> [Task objective]
Leave the pictures out and write out exactly the lines from the top of the entries through the line containing "(profit) at (520,721.5)".

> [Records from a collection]
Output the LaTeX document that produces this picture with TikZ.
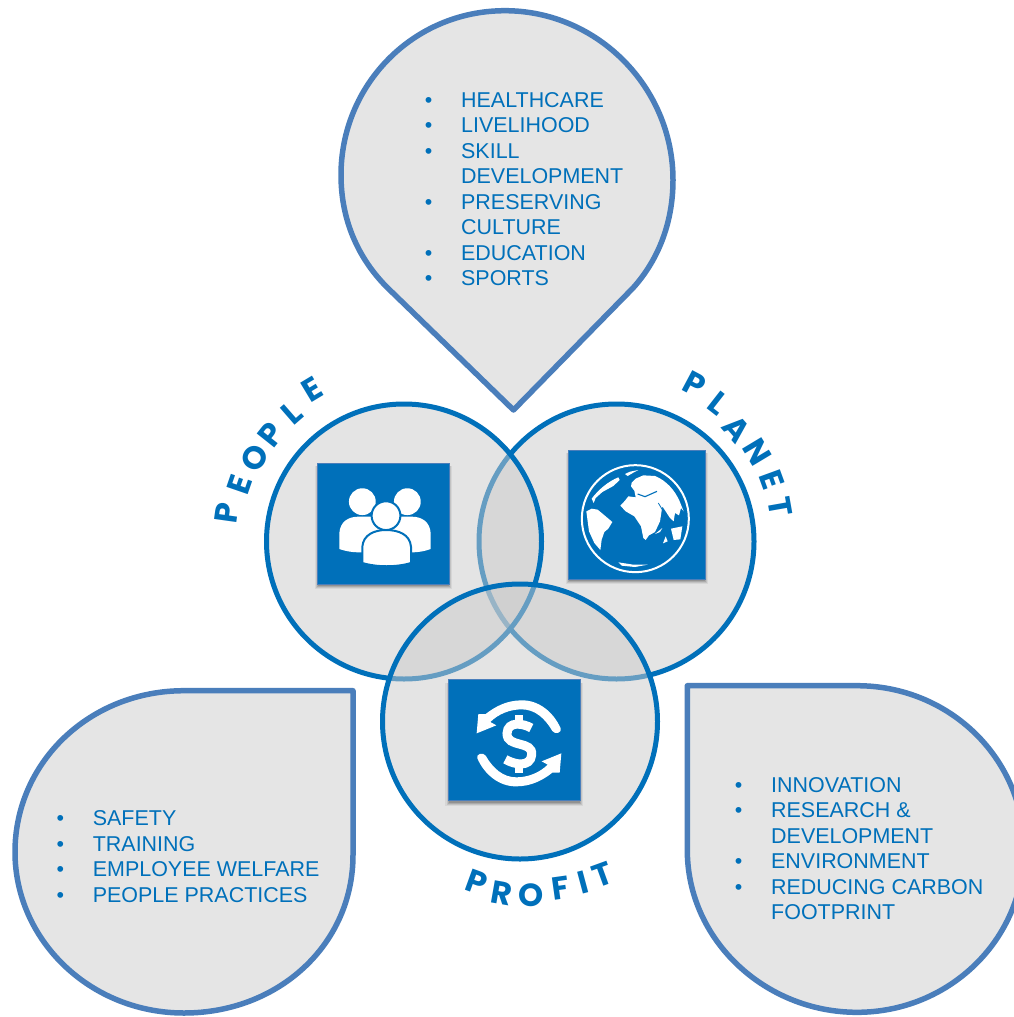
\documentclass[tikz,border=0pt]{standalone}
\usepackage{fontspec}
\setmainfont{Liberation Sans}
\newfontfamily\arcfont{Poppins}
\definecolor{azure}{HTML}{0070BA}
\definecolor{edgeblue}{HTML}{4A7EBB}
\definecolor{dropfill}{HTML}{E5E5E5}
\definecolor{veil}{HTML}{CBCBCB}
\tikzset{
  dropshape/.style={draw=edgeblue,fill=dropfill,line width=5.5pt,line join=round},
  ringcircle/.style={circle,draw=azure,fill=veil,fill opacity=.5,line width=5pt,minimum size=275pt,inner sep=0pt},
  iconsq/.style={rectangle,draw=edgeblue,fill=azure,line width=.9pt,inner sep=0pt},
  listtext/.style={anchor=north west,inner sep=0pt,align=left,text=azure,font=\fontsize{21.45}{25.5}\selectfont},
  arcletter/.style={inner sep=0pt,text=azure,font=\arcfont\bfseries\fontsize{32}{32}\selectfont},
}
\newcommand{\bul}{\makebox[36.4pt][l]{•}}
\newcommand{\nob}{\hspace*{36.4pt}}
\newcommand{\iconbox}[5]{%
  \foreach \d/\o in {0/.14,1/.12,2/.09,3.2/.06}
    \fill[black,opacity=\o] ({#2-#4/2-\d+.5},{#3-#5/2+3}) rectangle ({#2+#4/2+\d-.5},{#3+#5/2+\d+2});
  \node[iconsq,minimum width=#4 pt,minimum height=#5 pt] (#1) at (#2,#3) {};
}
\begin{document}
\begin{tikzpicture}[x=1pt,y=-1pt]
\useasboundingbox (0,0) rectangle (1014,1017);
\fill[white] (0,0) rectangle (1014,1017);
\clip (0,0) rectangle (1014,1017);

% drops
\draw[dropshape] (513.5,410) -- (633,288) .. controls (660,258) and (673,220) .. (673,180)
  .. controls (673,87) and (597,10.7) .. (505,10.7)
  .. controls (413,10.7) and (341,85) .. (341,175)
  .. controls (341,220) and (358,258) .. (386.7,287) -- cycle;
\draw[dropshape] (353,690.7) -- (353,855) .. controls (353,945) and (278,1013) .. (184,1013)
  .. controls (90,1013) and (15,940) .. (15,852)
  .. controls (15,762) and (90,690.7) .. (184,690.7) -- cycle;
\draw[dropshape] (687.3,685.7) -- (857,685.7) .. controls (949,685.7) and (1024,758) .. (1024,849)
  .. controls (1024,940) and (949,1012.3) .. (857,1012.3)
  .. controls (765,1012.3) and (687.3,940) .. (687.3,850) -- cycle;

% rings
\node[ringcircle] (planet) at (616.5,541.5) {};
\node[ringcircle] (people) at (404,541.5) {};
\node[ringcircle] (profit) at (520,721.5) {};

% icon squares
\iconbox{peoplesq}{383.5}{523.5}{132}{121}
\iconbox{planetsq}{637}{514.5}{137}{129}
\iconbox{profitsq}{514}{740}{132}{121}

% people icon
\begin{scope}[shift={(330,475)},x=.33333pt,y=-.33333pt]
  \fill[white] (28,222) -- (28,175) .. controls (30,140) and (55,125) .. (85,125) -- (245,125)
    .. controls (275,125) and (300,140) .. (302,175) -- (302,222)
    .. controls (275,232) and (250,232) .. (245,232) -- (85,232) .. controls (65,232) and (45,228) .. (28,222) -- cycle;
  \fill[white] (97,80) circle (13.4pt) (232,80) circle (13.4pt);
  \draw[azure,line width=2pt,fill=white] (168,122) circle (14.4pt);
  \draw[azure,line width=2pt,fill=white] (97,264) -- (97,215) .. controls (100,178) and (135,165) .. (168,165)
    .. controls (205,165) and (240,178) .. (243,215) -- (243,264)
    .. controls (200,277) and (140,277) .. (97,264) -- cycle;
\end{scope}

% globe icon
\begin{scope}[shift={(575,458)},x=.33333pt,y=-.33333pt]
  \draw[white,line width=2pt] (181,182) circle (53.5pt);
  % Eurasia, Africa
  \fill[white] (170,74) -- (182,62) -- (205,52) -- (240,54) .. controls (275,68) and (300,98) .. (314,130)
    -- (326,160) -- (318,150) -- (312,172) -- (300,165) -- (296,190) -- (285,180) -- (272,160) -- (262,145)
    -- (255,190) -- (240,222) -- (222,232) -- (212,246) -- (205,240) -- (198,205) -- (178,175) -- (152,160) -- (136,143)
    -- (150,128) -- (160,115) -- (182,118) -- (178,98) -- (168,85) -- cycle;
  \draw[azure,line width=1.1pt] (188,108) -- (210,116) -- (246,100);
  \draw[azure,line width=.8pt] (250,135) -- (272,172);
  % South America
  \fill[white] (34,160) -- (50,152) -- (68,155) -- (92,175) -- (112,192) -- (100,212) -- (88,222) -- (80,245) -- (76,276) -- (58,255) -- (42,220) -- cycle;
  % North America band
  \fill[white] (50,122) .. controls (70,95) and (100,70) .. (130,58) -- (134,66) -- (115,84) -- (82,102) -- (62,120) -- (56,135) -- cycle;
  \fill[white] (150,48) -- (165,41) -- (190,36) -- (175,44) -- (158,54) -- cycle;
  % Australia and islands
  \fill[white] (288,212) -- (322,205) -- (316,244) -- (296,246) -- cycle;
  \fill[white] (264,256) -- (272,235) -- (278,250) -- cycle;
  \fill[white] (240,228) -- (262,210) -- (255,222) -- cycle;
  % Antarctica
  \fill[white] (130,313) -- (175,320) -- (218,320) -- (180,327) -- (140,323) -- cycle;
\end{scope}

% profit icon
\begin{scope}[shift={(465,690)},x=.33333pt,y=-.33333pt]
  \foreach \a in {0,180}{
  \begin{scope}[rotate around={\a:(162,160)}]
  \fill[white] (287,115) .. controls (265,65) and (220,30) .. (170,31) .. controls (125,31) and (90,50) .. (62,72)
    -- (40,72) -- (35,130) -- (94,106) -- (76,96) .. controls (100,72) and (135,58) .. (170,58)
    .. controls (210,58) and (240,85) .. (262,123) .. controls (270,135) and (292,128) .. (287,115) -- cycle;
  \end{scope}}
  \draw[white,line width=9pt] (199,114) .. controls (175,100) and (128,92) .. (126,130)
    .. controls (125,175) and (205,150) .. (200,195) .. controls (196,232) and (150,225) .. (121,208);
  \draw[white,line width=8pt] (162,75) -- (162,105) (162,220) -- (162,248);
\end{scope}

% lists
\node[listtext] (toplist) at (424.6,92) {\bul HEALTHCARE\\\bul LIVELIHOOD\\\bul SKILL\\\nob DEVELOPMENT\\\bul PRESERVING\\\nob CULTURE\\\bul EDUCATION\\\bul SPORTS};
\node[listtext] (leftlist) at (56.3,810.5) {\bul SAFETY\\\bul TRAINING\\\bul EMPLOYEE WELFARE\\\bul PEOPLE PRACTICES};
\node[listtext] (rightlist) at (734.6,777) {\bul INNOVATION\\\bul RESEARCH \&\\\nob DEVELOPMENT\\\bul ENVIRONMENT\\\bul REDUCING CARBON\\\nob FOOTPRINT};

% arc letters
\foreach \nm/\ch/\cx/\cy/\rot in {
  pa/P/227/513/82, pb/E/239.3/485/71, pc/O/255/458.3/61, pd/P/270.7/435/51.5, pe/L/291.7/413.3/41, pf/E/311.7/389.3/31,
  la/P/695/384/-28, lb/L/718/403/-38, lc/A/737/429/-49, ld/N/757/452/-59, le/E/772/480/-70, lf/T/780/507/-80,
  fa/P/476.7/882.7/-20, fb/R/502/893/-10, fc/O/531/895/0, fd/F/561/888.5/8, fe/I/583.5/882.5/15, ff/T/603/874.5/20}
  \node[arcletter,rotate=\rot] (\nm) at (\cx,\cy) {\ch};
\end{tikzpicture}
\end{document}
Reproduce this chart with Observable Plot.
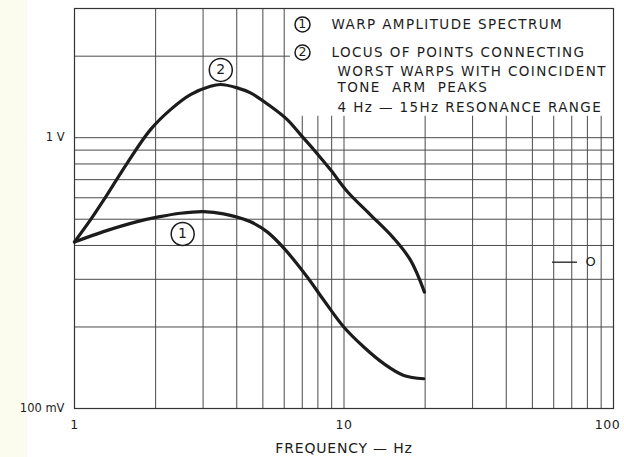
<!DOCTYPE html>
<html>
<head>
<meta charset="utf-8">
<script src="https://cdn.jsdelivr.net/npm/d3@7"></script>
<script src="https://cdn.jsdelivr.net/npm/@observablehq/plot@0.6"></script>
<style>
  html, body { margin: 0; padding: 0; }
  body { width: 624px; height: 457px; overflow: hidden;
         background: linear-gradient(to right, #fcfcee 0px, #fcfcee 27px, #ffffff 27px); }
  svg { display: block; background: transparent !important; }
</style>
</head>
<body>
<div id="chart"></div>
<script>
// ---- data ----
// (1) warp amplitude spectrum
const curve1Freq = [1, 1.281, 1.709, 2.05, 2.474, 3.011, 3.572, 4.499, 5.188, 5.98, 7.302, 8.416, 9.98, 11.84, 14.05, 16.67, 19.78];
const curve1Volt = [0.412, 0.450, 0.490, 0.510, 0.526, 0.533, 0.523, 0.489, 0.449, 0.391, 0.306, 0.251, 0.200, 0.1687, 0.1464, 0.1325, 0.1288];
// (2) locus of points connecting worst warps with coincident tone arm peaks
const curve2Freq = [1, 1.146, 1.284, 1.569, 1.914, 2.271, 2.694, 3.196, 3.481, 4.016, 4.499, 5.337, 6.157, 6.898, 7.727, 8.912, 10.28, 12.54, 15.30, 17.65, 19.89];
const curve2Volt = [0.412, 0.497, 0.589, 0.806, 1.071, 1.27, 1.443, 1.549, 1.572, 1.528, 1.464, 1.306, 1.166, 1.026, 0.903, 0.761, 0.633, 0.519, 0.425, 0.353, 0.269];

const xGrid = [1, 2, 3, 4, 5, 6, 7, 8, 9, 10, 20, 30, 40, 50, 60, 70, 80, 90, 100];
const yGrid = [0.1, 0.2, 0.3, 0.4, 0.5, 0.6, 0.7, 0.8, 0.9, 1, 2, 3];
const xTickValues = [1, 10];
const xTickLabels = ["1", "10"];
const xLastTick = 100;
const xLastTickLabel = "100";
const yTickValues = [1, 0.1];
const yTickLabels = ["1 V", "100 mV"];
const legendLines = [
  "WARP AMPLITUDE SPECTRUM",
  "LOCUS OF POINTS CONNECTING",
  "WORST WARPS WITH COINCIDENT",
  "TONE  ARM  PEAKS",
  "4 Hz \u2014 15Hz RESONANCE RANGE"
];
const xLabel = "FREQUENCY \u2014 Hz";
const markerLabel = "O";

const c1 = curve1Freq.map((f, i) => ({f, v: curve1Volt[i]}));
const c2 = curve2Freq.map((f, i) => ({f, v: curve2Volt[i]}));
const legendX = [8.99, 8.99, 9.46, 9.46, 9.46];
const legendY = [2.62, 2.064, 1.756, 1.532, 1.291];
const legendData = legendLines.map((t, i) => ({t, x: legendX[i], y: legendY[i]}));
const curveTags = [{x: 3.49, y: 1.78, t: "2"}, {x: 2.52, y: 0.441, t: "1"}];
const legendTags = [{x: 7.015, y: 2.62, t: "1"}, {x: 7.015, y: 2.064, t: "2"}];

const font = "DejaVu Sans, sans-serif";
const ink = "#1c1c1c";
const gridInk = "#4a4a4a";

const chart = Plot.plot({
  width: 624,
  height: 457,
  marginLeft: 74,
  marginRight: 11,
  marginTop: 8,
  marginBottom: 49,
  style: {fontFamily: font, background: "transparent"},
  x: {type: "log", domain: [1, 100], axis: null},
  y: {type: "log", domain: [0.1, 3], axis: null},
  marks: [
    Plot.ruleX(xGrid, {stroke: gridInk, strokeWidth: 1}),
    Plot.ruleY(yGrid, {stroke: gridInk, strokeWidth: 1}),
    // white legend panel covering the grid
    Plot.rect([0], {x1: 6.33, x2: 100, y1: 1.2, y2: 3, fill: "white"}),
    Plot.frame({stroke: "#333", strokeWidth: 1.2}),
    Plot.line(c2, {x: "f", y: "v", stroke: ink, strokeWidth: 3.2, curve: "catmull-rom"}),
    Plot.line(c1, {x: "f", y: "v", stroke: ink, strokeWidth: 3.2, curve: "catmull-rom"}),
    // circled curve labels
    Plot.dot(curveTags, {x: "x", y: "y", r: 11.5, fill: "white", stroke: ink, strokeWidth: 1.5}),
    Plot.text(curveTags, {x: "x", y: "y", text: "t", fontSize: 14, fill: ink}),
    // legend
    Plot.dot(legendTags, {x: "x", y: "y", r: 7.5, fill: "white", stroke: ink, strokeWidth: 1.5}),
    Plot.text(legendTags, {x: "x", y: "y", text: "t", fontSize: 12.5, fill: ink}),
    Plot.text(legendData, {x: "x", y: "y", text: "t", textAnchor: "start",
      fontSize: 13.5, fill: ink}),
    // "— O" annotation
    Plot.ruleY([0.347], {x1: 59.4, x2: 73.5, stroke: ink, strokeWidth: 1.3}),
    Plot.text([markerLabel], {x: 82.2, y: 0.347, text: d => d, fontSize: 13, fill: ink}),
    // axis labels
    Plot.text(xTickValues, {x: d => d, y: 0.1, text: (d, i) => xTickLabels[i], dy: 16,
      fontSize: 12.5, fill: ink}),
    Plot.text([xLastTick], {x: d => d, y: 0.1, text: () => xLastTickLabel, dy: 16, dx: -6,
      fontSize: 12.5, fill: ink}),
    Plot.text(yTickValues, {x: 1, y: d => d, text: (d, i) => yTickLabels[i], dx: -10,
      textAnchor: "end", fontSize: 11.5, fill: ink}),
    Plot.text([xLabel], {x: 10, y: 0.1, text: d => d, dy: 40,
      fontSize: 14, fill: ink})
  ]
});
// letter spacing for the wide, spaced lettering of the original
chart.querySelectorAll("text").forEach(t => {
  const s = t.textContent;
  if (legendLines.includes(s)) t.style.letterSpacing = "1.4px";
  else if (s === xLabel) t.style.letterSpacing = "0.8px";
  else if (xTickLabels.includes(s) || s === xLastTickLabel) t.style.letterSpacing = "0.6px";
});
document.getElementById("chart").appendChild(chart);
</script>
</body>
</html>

> [Result of the task]
Output the LaTeX document that produces this picture with TikZ.
\documentclass[tikz,border=0pt]{standalone}
\usepackage{fontspec}
\setmainfont{Liberation Sans}
\newfontfamily\arcfont{Poppins}
\definecolor{azure}{HTML}{0070BA}
\definecolor{edgeblue}{HTML}{4A7EBB}
\definecolor{dropfill}{HTML}{E5E5E5}
\definecolor{veil}{HTML}{CBCBCB}
\tikzset{
  dropshape/.style={draw=edgeblue,fill=dropfill,line width=5.5pt,line join=round},
  ringcircle/.style={circle,draw=azure,fill=veil,fill opacity=.5,line width=5pt,minimum size=275pt,inner sep=0pt},
  iconsq/.style={rectangle,draw=edgeblue,fill=azure,line width=.9pt,inner sep=0pt},
  listtext/.style={anchor=north west,inner sep=0pt,align=left,text=azure,font=\fontsize{21.45}{25.5}\selectfont},
  arcletter/.style={inner sep=0pt,text=azure,font=\arcfont\bfseries\fontsize{32}{32}\selectfont},
}
\newcommand{\bul}{\makebox[36.4pt][l]{•}}
\newcommand{\nob}{\hspace*{36.4pt}}
\newcommand{\iconbox}[5]{%
  \foreach \d/\o in {0/.14,1/.12,2/.09,3.2/.06}
    \fill[black,opacity=\o] ({#2-#4/2-\d+.5},{#3-#5/2+3}) rectangle ({#2+#4/2+\d-.5},{#3+#5/2+\d+2});
  \node[iconsq,minimum width=#4 pt,minimum height=#5 pt] (#1) at (#2,#3) {};
}
\begin{document}
\begin{tikzpicture}[x=1pt,y=-1pt]
\useasboundingbox (0,0) rectangle (1014,1017);
\fill[white] (0,0) rectangle (1014,1017);
\clip (0,0) rectangle (1014,1017);

% drops
\draw[dropshape] (513.5,410) -- (633,288) .. controls (660,258) and (673,220) .. (673,180)
  .. controls (673,87) and (597,10.7) .. (505,10.7)
  .. controls (413,10.7) and (341,85) .. (341,175)
  .. controls (341,220) and (358,258) .. (386.7,287) -- cycle;
\draw[dropshape] (353,690.7) -- (353,855) .. controls (353,945) and (278,1013) .. (184,1013)
  .. controls (90,1013) and (15,940) .. (15,852)
  .. controls (15,762) and (90,690.7) .. (184,690.7) -- cycle;
\draw[dropshape] (687.3,685.7) -- (857,685.7) .. controls (949,685.7) and (1024,758) .. (1024,849)
  .. controls (1024,940) and (949,1012.3) .. (857,1012.3)
  .. controls (765,1012.3) and (687.3,940) .. (687.3,850) -- cycle;

% rings
\node[ringcircle] (planet) at (616.5,541.5) {};
\node[ringcircle] (people) at (404,541.5) {};
\node[ringcircle] (profit) at (520,721.5) {};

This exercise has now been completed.